A further concern in relation to IL-2 immunotherapy are the side effects produced by recombinant human IL-2 treatment. Patients receiving high-dose IL-2 treatment frequently experience severe cardiovascular, pulmonary, renal, hepatic, gastrointestinal, neurological, cutaneous, haematological and systemic adverse events, which require intensive monitoring and in-patient management. The majority of these side effects can be explained by the development of so-called vascular (or capillary) leak syndrome (VLS), a pathological increase in vascular permeability leading to fluid extravasation in multiple organs (causing e.g. pulmonary and cutaneous edema and liver cell damage) and intravascular fluid depletion (causing a drop in blood pressure and compensatory increase in heart rate). There is no treatment of VLS other than withdrawal of IL-2. Low-dose IL-2 regimens have been tested in patients to avoid VLS, however, at the expense of suboptimal therapeutic results. VLS was believed to be caused by the release of proinflammatory cytokines, such as tumor necrosis factor (TNF)-α from IL-2-activated NK cells, however it has recently been shown that IL-2-induced pulmonary edema resulted from direct binding of IL-2 to lung endothelial cells, which expressed low to intermediate levels of functional αβγ IL-2 receptors (Krieg et al., Proc Nat Acad Sci USA 107, 11906-11 (2010)).
Several approaches have been taken to overcome these problems associated with IL-2 immunotherapy. For example, it has been found that the combination of IL-2 with certain anti-IL-2 monoclonal antibodies enhances treatment effects of IL-2 in vivo (Kamimura et al., J Immunol 177, 306-14 (2006); Boyman et al., Science 311, 1924-27 (2006)). In an alternative approach, IL-2 has been mutated in various ways to reduce its toxicity and/or increase its efficacy. Hu et al. (Blood 101, 4853-4861 (2003), US Pat. Publ. No. 2003/0124678) have substituted the arginine residue in position 38 of IL-2 by tryptophan to eliminate IL-2's vasopermeability activity.
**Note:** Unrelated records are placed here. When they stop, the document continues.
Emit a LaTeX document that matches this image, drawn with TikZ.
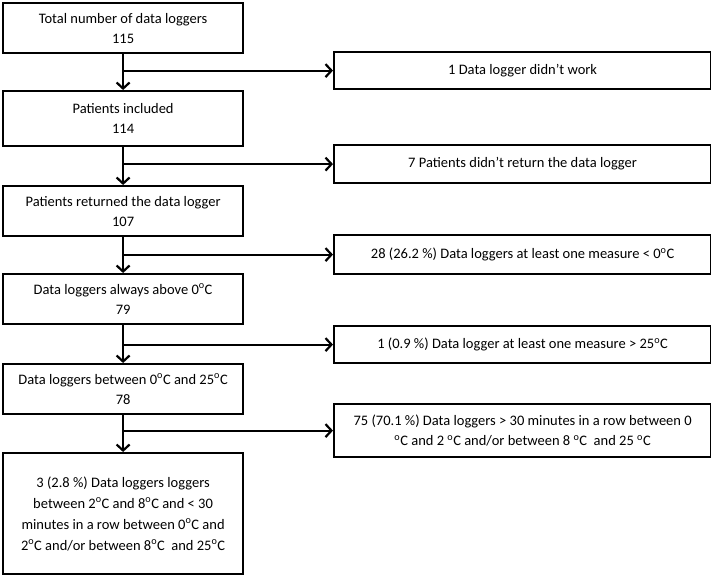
\documentclass[tikz,border=0pt]{standalone}
\usepackage{fontspec}
\setmainfont{Carlito}
\usetikzlibrary{arrows.meta}
\tikzset{
  box/.style={draw, line width=2.2pt, align=center, inner sep=0pt, anchor=north west, font=\fontsize{14.5}{20}\selectfont},
  leftbox/.style={box, minimum width=240pt},
  rightbox/.style={box, minimum width=377pt},
  flow/.style={line width=2.2pt, -{Straight Barb[length=6pt,width=13pt,line width=2.2pt]}}
}
\newcommand{\dg}{\textsuperscript{o}}
\begin{document}
\begin{tikzpicture}[x=1pt,y=-1pt]
\useasboundingbox (0,0) rectangle (711,574);
\node[leftbox, minimum height=50pt] (total) at (2,2) {Total number of data loggers\\115};
\node[leftbox, minimum height=55pt] (incl) at (2,90) {Patients included\\114};
\node[leftbox, minimum height=50pt] (ret) at (2,185) {Patients returned the data logger\\107};
\node[leftbox, minimum height=50pt] (above) at (2,273) {Data loggers always above 0\dg C\\79};
\node[leftbox, minimum height=50pt] (between) at (2,363) {Data loggers between 0\dg C and 25\dg C\\78};
\node[leftbox, minimum height=121pt, font=\fontsize{14.5}{21}\selectfont] (final) at (2,452) {3 (2.8 \%) Data loggers loggers\\between 2\dg C and 8\dg C and < 30\\minutes in a row between 0\dg C and\\2\dg C and/or between 8\dg C\ \ and 25\dg C};

\node[rightbox, minimum height=37pt] (nowork) at (333,51) {1 Data logger didn’t work};
\node[rightbox, minimum height=38pt] (noret) at (333,144) {7 Patients didn’t return the data logger};
\node[rightbox, minimum height=39pt] (below) at (333,234) {28 (26.2 \%) Data loggers at least one measure < 0\dg C};
\node[rightbox, minimum height=37pt] (over) at (333,325) {1 (0.9 \%) Data logger at least one measure > 25\dg C};
\node[rightbox, minimum height=53pt] (outside) at (333,403) {75 (70.1 \%) Data loggers > 30 minutes in a row between 0\\\dg C and 2 \dg C and/or between 8 \dg C\ \ and 25 \dg C};

\coordinate (s1) at (total.south |- nowork.west);
\coordinate (s2) at (incl.south |- noret.west);
\coordinate (s3) at (ret.south |- below.west);
\coordinate (s4) at (above.south |- over.west);
\coordinate (s5) at (between.south |- outside.west);

\draw[flow] (total) -- (incl);
\draw[flow] (incl) -- (ret);
\draw[flow] (ret) -- (above);
\draw[flow] (above) -- (between);
\draw[flow] (between) -- (final);

\draw[flow] (s1) -- (nowork.west);
\draw[flow] (s2) -- (noret.west);
\draw[flow] (s3) -- (below.west);
\draw[flow] (s4) -- (over.west);
\draw[flow] (s5) -- (outside.west);
\end{tikzpicture}
\end{document}
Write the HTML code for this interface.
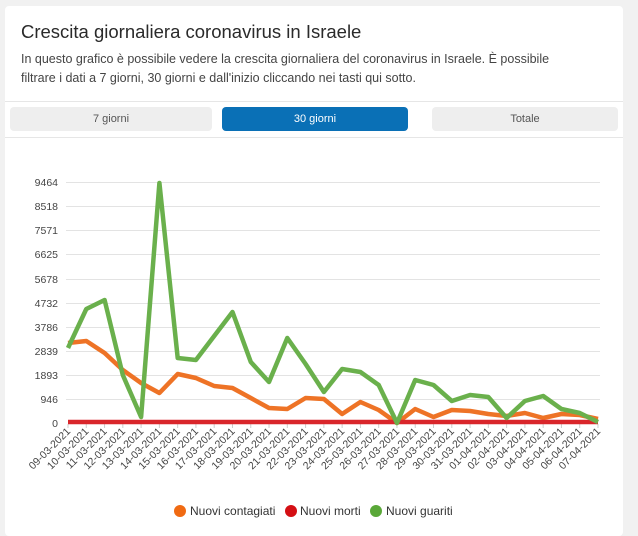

Shanafelt et al. (Nature Biotechnol 18, 1197-1202 (2000)) have mutated asparagine 88 to arginine to enhance selectivity for T cells over NK cells. Heaton et al. (Cancer Res 53, 2597-602 (1993); U.S. Pat. No. 5,229,109) have introduced two mutations, Arg38Ala and Phe42Lys, to reduce the secretion of proinflammatory cytokines from NK cells. Gillies et al. (US Pat. Publ. No. 2007/0036752) have substituted three residues of IL-2 (Asp20Thr, Asn88Arg, and Gln126Asp) that contribute to affinity for the intermediate-affinity IL-2 receptor to reduce VLS. Gillies et al. (WO 2008/0034473) have also mutated the interface of IL-2 with CD25 by amino acid substitution Arg38Trp and Phe42Lys to reduce interaction with CD25 and activation of Treg cells for enhancing efficacy. To the same aim, Wittrup et al. (WO 2009/061853) have produced IL-2 mutants that have enhanced affinity to CD25, but do not activate the receptor, thus act as antagonists. The mutations introduced were aimed at disrupting the interaction with the β- and/or γ-subunit of the receptor.
However, none of the known IL-2 mutants was shown to overcome all of the above-mentioned problems associated with IL-2 immunotherapy, namely toxicity caused by the induction of VLS, tumor tolerance caused by the induction of AICD, and immunosuppression caused by activation of Treg cells. Thus there remains a need in the art to further enhance the therapeutic usefulness of IL-2 proteins.